Outdoors with plenty of light still left in the sky is probably not the best time and place in which to experience Public Service Broadcasting as they splice their post-modern fusion of elektronische music with a series of projected archive movie footage and vintage newsreels. As darkness falls, though, Messrs Willgoose and Wrigglesworth’s stirring accompaniment to a clip from the 1936 documentary film about a mail train from London to Scotland is genuinely inspired.
Once heralded as futuristic pioneers of dark synthesised pop The Human League can now see the dreaded descriptor ‘heritage act’ looming large in their rear view mirror every time they look back on a career that dates from 1977. And it is true that the quickly dispensable ‘Night People’ and ‘All I Ever Wanted’ aside, their entire set is drawn from songs that were originally recorded in the last century. But it is easy to forget just how strong that back catalogue really is. Opener ‘Mirror Man’ is a resounding rejection of popular music’s unforgiving ageing process. Phil Oakey stalks the stage like some caged animal, circumnavigating Susan Sully and Joanne Catherall, the two women he found dancing round their handbags in a Sheffield nightclub and the story of which forms the basis of the band’s biggest hit ‘Don’t You Want Me’.
‘Seconds’ – an open letter to Lee Harvey Oswald about the assassination of JFK and which along with five other songs this evening is taken from their 1981 breakthrough album Dare –sounds just as sinister as when first heard all of those years ago. And ‘Being Boiled’, their début single and first encore this evening, is still as refreshingly infectious.

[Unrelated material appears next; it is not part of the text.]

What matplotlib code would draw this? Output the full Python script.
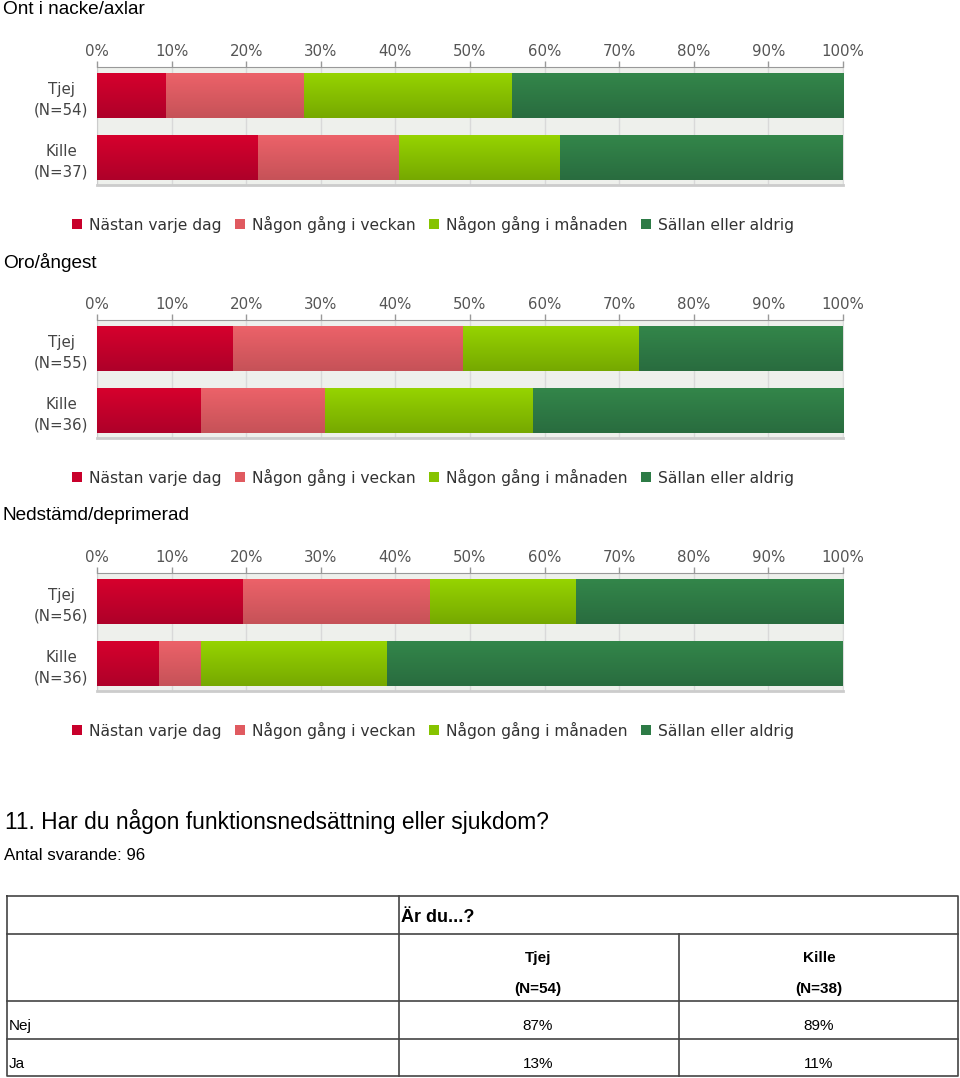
import matplotlib
matplotlib.use("Agg")
import matplotlib.pyplot as plt
from matplotlib.patches import Patch
from matplotlib.colors import to_rgb
import numpy as np

# ---------------- data ----------------
chart_titles = ["Ont i nacke/axlar", "Oro/ångest", "Nedstämd/deprimerad"]
groups = ["Tjej", "Kille"]
group_n = [[54, 37], [55, 36], [56, 36]]
answers = ["Nästan varje dag", "Någon gång i veckan", "Någon gång i månaden", "Sällan eller aldrig"]

neck_tjej = [9.3, 18.5, 27.8, 44.4]
neck_kille = [21.6, 18.9, 21.6, 37.9]
anx_tjej = [18.2, 30.9, 23.6, 27.3]
anx_kille = [13.9, 16.7, 27.8, 41.6]
dep_tjej = [19.6, 25.0, 19.6, 35.8]
dep_kille = [8.3, 5.6, 25.0, 61.1]

x_ticks = [0, 10, 20, 30, 40, 50, 60, 70, 80, 90, 100]

question = "11. Har du någon funktionsnedsättning eller sjukdom?"
antal_svarande = 96
table_header = "Är du...?"
table_cols = ["Tjej", "Kille"]
table_n = [54, 38]
table_rows = ["Nej", "Ja"]
table_nej = [87, 89]
table_ja = [13, 11]

colors = ["#c8002b", "#e05a60", "#86c300", "#2d7b46"]
grad_top = ["#d6002d", "#ec6269", "#96d400", "#33864a"]
grad_bot = ["#ae0029", "#c65258", "#76a800", "#296c3f"]

# ---------------- figure ----------------
W, H = 960, 1078
fig = plt.figure(figsize=(W / 100, H / 100), dpi=100)

overlay = fig.add_axes([0, 0, 1, 1], zorder=5)
overlay.set_xlim(0, W)
overlay.set_ylim(H, 0)
overlay.axis("off")
overlay.patch.set_alpha(0)


def gradient_img(c_top, c_bot, n=64):
    t = np.linspace(0, 1, n)[:, None]
    a = np.array(to_rgb(c_top))
    b = np.array(to_rgb(c_bot))
    img = (1 - t)[:, :, None] * a + t[:, :, None] * b
    return img


chart_data = [(neck_tjej, neck_kille), (anx_tjej, anx_kille), (dep_tjej, dep_kille)]
step = 253
for k, (title, (tj, ki)) in enumerate(zip(chart_titles, chart_data)):
    off = step * k
    top, bot = 67 + off, 185 + off
    ax = fig.add_axes([97 / W, 1 - bot / H, 746 / W, (bot - top) / H])
    ax.set_facecolor("#eef0ec")
    vals = np.array([tj, ki])
    ypos = np.arange(len(groups))
    left = np.zeros(len(groups))
    for j, ans in enumerate(answers):
        bars = ax.barh(ypos, vals[:, j], left=left, height=0.726, color=colors[j],
                       label=ans, zorder=3, linewidth=0)
        img = gradient_img(grad_top[j], grad_bot[j])
        for p in bars:
            x, y, w, h = p.get_x(), p.get_y(), p.get_width(), p.get_height()
            # y axis inverted: top of bar in display is y (smaller value)
            ax.imshow(img, extent=(x, x + w, y + h, y), aspect="auto",
                      zorder=4, interpolation="bilinear")
        left += vals[:, j]
    ax.set_xlim(0, 100)
    ax.set_ylim(1.444, -0.46)
    ax.xaxis.tick_top()
    ax.set_xticks(x_ticks)
    ax.set_xticklabels([f"{t}%" for t in x_ticks], fontsize=10.8, color="#555555",
                       family="DejaVu Sans")
    ax.tick_params(axis="x", length=4, width=1, color="#999999", pad=2)
    ax.set_yticks(ypos)
    ax.set_yticklabels([f"{g}\n(N={n})" for g, n in zip(groups, group_n[k])],
                       fontsize=10.8, color="#444444", family="DejaVu Sans",
                       linespacing=1.45, multialignment="center")
    ax.tick_params(axis="y", length=0, pad=6)
    ax.grid(axis="x", color="#d9d9d9", linewidth=1, zorder=0)
    ax.set_axisbelow(True)
    ax.spines["top"].set_color("#999999")
    ax.spines["bottom"].set_color("#cccccc")
    ax.spines["bottom"].set_linewidth(2)
    ax.spines["left"].set_color("#cccccc")
    ax.spines["right"].set_color("#dddddd")

    handles = [Patch(facecolor=c, edgecolor="none") for c in colors]
    fig.legend(handles, answers, loc="center", ncol=4,
               bbox_to_anchor=(433 / W, 1 - (224 + off) / H),
               frameon=False, handlelength=0.65, handleheight=0.65,
               handletextpad=0.45, columnspacing=0.85, labelcolor="#333333",
               prop={"family": "DejaVu Sans", "size": 11.2})

    overlay.text(3, 9.5 + off, title, fontsize=13.7, family="Liberation Sans",
                 ha="left", va="center", color="black")

# ---------------- question + table ----------------
overlay.text(5, 822, question, fontsize=16.4, family="Liberation Sans",
             ha="left", va="center", color="black")
overlay.text(4, 855, f"Antal svarande: {antal_svarande}", fontsize=12.2,
             family="Liberation Sans", ha="left", va="center", color="black")

lc, lw = "#444444", 1.2
x0, x1, x2, x3 = 7, 399, 679, 958
y0, y1, y2, y3, y4 = 896, 934, 1001, 1039, 1076
overlay.plot([x0, x3, x3, x0, x0], [y0, y0, y4, y4, y0], color=lc, lw=lw)
for yy in (y1, y2, y3):
    overlay.plot([x0, x3], [yy, yy], color=lc, lw=lw)
overlay.plot([x1, x1], [y0, y4], color=lc, lw=lw)
overlay.plot([x2, x2], [y1, y4], color=lc, lw=lw)

overlay.text(401, 918, table_header, fontsize=13, fontweight="bold",
             family="Liberation Sans", ha="left", va="center")
col_centers = [538, 819]
for cx, name, n in zip(col_centers, table_cols, table_n):
    overlay.text(cx, 958, name, fontsize=11, fontweight="bold",
                 family="Liberation Sans", ha="center", va="center")
    overlay.text(cx, 989, f"(N={n})", fontsize=11, fontweight="bold",
                 family="Liberation Sans", ha="center", va="center")
row_y = [1026, 1064]
for ry, rname, rvals in zip(row_y, table_rows, [table_nej, table_ja]):
    overlay.text(9, ry, rname, fontsize=11, family="Liberation Sans",
                 ha="left", va="center")
    for cx, v in zip(col_centers, rvals):
        overlay.text(cx, ry, f"{v}%", fontsize=11, family="Liberation Sans",
                     ha="center", va="center")

fig.savefig("out.png", dpi=100)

But there is much more to Galtres Parklands festival than music. It did, after all, start life as a beer and cider festival and with more than 100 different varieties to choose from this year drink remains an enduring legacy of the event. There is also an extensive supporting programme dedicated to arts, crafts, cabaret, comedy and theatre, plus a whole raft of activities for children of all ages. But if music alone is to be the barometer by which we have to measure Galtres’ success, then this year’s festival has to go down as an unqualified success.
Galtres Parklands Festival was held from Friday 22nd to Sunday 24th August 2014 at Duncombe Park, Helmsley, North Yorkshire.